J’ai dû chanter la marseillaise une seule fois dans ma vie, pour la finale de la coupe du monde de foot en 2006. J’ai vibré quand les Experts (les handballeurs bien sûr, je ne parle pas de la série américaine) ont remporté les Jeux Olympiques, quand Laure Manaudou pulvérisait des records de vitesse, ou ce genre de choses. Mais en dehors du sport, bien que je sois né, que j’ai grandi et vécu quasiment toute ma vie en France, je n’ai jamais eu le sentiment d’aimer vraiment mon pays, ni même d’appartenir à un quelconque ensemble national.

C’était plutôt l’inverse, d’ailleurs. A force d’entendre partout que rien ne va dans notre pays, que la crise gronde, que les gens dépriment, que c’était mieux ailleurs/avant, j’avais presque développé un sentiment de dégoût, de honte, à l’idée de m’affirmer comme français. Pour tout vous dire, c’est le drapeau suédois qui flottait dans la chambre de mon enfance. Un pays dont la mythologie et l’histoire viking me fascinaient.

drapeau-suedois

D’ailleurs, en France, on ne nous apprend pas à aimer notre pays. Les cours d’éducation civique ou d’histoire sont davantage des moments d’auto-flagellation (bouh les rois méchants, bouh Napoléon l’assassin, bouh la colonisation, bouh tout le monde) que des moments où l’on met en avant ce qui fait notre spécificité culturelle, et d’en profiter pour appuyer sur ce que nos ancêtres ont fait de bien afin de donner au peuple français actuel une bonne raison d’être fier de ce qu’il est (ce qui, à mon sens, créerait une certaine cohésion sociale et lutterait contre le communautarisme en pleine expansion).

Bref, voila le constat. Je ne m’étais jamais posé la question de ce que cela impliquait pour moi d’être français, ou de l’immense honneur que c’était de faire partie de cette communauté nationale.

Jusqu’à ce que je commence à voyager.

Car sur la route, j’ai remarqué deux choses.

Beaucoup d’étrangers aiment la France et connaissent son histoire bien mieux que les français eux-mêmes…

A l’étranger, dans un grand nombre de pays, être français produit toujours son petit effet.

Voici quelques exemples rapides.

En Lituanie, quand je me suis connecté à Couchsurfing pour trouver un hôte à Kaunas, j’ai été contacté par une jeune femme du nom de Laura. Elle adorait la France, était en train d’apprendre notre langue. Elle fut tellement surprise et ravie qu’un français débarque dans sa ville qu’elle voulut absolument m’offrir un café pour discuter.

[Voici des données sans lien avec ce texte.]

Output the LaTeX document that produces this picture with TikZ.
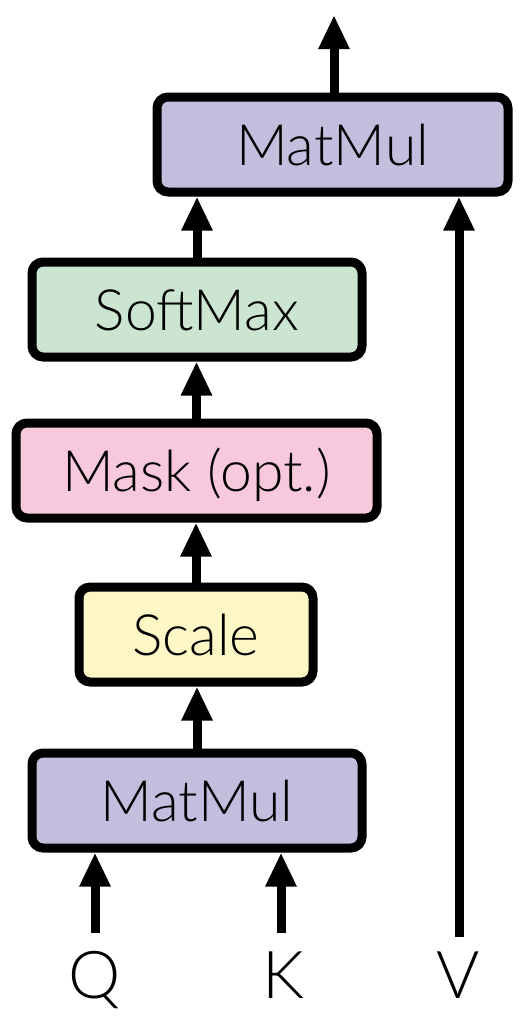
\documentclass[tikz,border=0pt]{standalone}
\usepackage{fontspec}
\setmainfont{Lato Light}
\usetikzlibrary{arrows.meta}
\definecolor{matmulc}{RGB}{196,190,222}
\definecolor{softc}{RGB}{204,229,209}
\definecolor{maskc}{RGB}{248,201,221}
\definecolor{scalec}{RGB}{253,247,198}
\begin{document}
\begin{tikzpicture}[x=1pt,y=-1pt,
  opbox/.style={draw=black,line width=9pt,rounded corners=11pt,minimum height=95pt,
    inner sep=0pt,text height=41pt,text depth=0pt,font=\fontsize{57}{60}\selectfont},
  flow/.style={line width=9pt,-{Triangle[width=29pt,length=34pt]}},
  lbl/.style={inner sep=0pt,text height=47pt,text depth=0pt,font=\fontsize{66}{70}\selectfont}]
\useasboundingbox (0,0) rectangle (528,1026);
\node[opbox,fill=matmulc,minimum width=351pt] (mm2) at (332.5,144.5) {MatMul};
\node[opbox,fill=softc,minimum width=330pt] (soft) at (197,309.5) {SoftMax};
\node[opbox,fill=maskc,minimum width=361pt] (mask) at (196.5,470.5) {Mask (opt.)};
\node[opbox,fill=scalec,minimum width=234pt] (scale) at (196,634.5) {Scale};
\node[opbox,fill=matmulc,minimum width=330pt] (mm1) at (197,800.5) {MatMul};
\node[lbl] (q) at (95,975) {Q};
\node[lbl] (k) at (283,975) {K};
\node[lbl] (v) at (458,975) {V};
\coordinate (qs) at (95,933);
\coordinate (ks) at (281,933);
\coordinate (vs) at (459,937);
\coordinate (out) at (334,15);
\draw[flow] (qs) -- (qs |- mm1.south);
\draw[flow] (ks) -- (ks |- mm1.south);
\draw[flow] (mm1.north) -- (mm1.north |- scale.south);
\draw[flow] (scale.north) -- (scale.north |- mask.south);
\draw[flow] (mask.north) -- (mask.north |- soft.south);
\draw[flow] (soft.north) -- (soft.north |- mm2.south);
\draw[flow] (vs) -- (vs |- mm2.south);
\draw[flow] (out |- mm2.north) -- (out);
\end{tikzpicture}
\end{document}
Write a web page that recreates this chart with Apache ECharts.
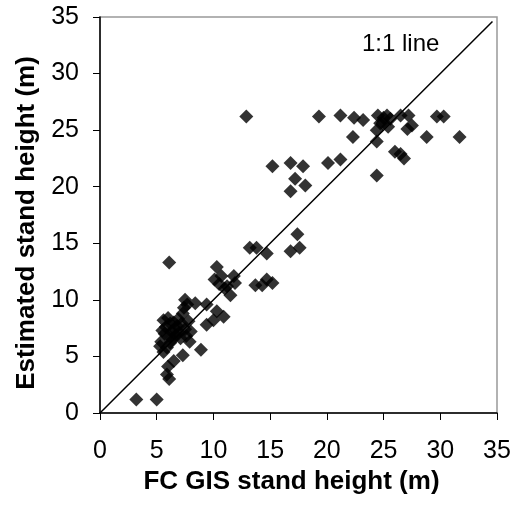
<!DOCTYPE html>
<html>
<head>
<meta charset="utf-8">
<script src="https://cdn.jsdelivr.net/npm/echarts@6/dist/echarts.min.js"></script>
<style>html,body{margin:0;padding:0;background:#fff}#c{width:517px;height:507px}</style>
</head>
<body>
<div id="c"></div>
<script>
var fcGis = [3.2,5.0,6.1,5.9,6.0,6.5,7.3,8.9,5.6,6.1,
  5.3,5.4,5.5,5.6,5.7,5.8,6.0,6.1,6.2,6.3,6.4,6.5,6.6,6.7,6.8,6.9,7.0,7.1,7.2,7.3,7.4,7.5,7.5,7.6,7.8,7.9,8.0,7.7,8.4,6.2,5.9,
  9.4,9.4,10.0,10.3,10.9,10.3,10.1,10.7,11.5,11.2,11.8,11.9,10.5,11.0,
  12.9,13.2,13.8,14.7,13.7,14.3,14.7,15.2,
  15.2,16.8,17.9,17.2,16.8,18.1,17.4,16.8,17.6,
  19.3,20.1,21.2,21.2,22.3,22.4,23.2,24.4,24.4,24.4,24.5,24.7,25.0,25.3,24.9,25.4,25.6,
  26.0,26.5,26.8,26.5,27.2,27.1,27.5,28.8,29.7,30.3,31.7];
var estimated = [1.2,1.2,3.0,3.4,4.1,4.6,5.1,5.6,5.4,13.3,
  5.9,6.3,7.3,8.2,7.0,7.6,8.4,6.8,7.9,7.2,6.5,8.0,7.4,6.9,7.7,8.3,7.1,6.6,7.9,8.8,9.3,10.0,7.4,6.8,8.1,6.3,7.2,9.6,9.7,6.2,5.8,
  9.6,7.8,8.2,9.0,8.5,12.9,11.8,12.1,10.4,11.2,12.1,11.5,11.4,11.0,
  26.2,14.6,14.6,14.1,11.3,11.3,11.8,11.5,
  21.8,22.1,21.8,20.7,19.6,20.1,15.8,14.3,14.6,
  26.2,22.1,26.3,22.4,24.4,26.1,25.9,21.0,24.0,25.0,26.3,25.6,26.1,26.3,25.6,25.3,26.0,
  23.1,22.9,22.5,26.3,26.3,25.1,25.4,24.4,26.2,26.2,24.4];
var lineX = [0, 34.6];
var lineY = [0, 34.6];

var pts = fcGis.map(function(v,i){return [v, estimated[i]];});
var linePts = lineX.map(function(v,i){return [v, lineY[i]];});

var chart = echarts.init(document.getElementById('c'), null, {renderer:'canvas'});
var font = '"Liberation Sans", Arial, sans-serif';
chart.setOption({
  animation:false,
  backgroundColor:'#fff',
  grid:{left:100,right:20,top:17,bottom:94,show:true,borderColor:'#999',borderWidth:1.5},
  xAxis:{type:'value',min:0,max:35,interval:5,
    name:'FC GIS stand height (m)',nameLocation:'middle',nameGap:56,
    nameTextStyle:{fontFamily:font,fontSize:26,fontWeight:'bold',color:'#000',padding:[0,14,0,0]},
    axisLine:{show:true,onZero:false,lineStyle:{color:'#000',width:1.5}},
    axisTick:{show:true,inside:false,length:7,lineStyle:{color:'#000'}},
    axisLabel:{fontFamily:font,fontSize:25,color:'#000',margin:26},
    splitLine:{show:false}},
  yAxis:{type:'value',min:0,max:35,interval:5,
    name:'Estimated stand height (m)',nameLocation:'middle',nameGap:60,
    nameTextStyle:{fontFamily:font,fontSize:26,fontWeight:'bold',color:'#000',padding:[0,16,0,0]},
    axisLine:{show:true,onZero:false,lineStyle:{color:'#000',width:1.5}},
    axisTick:{show:true,inside:false,length:7,lineStyle:{color:'#000'}},
    axisLabel:{fontFamily:font,fontSize:25,color:'#000',margin:21},
    splitLine:{show:false}},
  series:[
    {type:'line',data:linePts,symbol:'none',lineStyle:{color:'#000',width:1.5},silent:true,z:1},
    {type:'scatter',data:pts,symbol:'diamond',symbolSize:14,itemStyle:{color:'#000'},z:2}
  ],
  graphic:[{type:'text',left:362,top:32,style:{text:'1:1 line',font:'24px "Liberation Sans", Arial, sans-serif',fill:'#000'}}]
});
</script>
</body>
</html>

Centre ville de la jolie Kaunas, Lituanie.
Centre ville de la jolie Kaunas, Lituanie.

Quelques jours plus tard, à Vilnius, je participais à une soirée avec des lituaniens. A un moment, un gars avec qui je n’avais pas encore parlé me demande d’où je viens. Quand je lui réponds ‘I am french’, son visage s’illumine. Le type est un des rares œnologues de Lituanie. Il connait la France des vins par cœur, et rêve de venir travailler chez nous. Il était tellement ravi de rencontrer un français qu’il ma tenu la jambe toute la soirée, à me poser des questions sur mon pays et à me répéter son envie de venir y vivre.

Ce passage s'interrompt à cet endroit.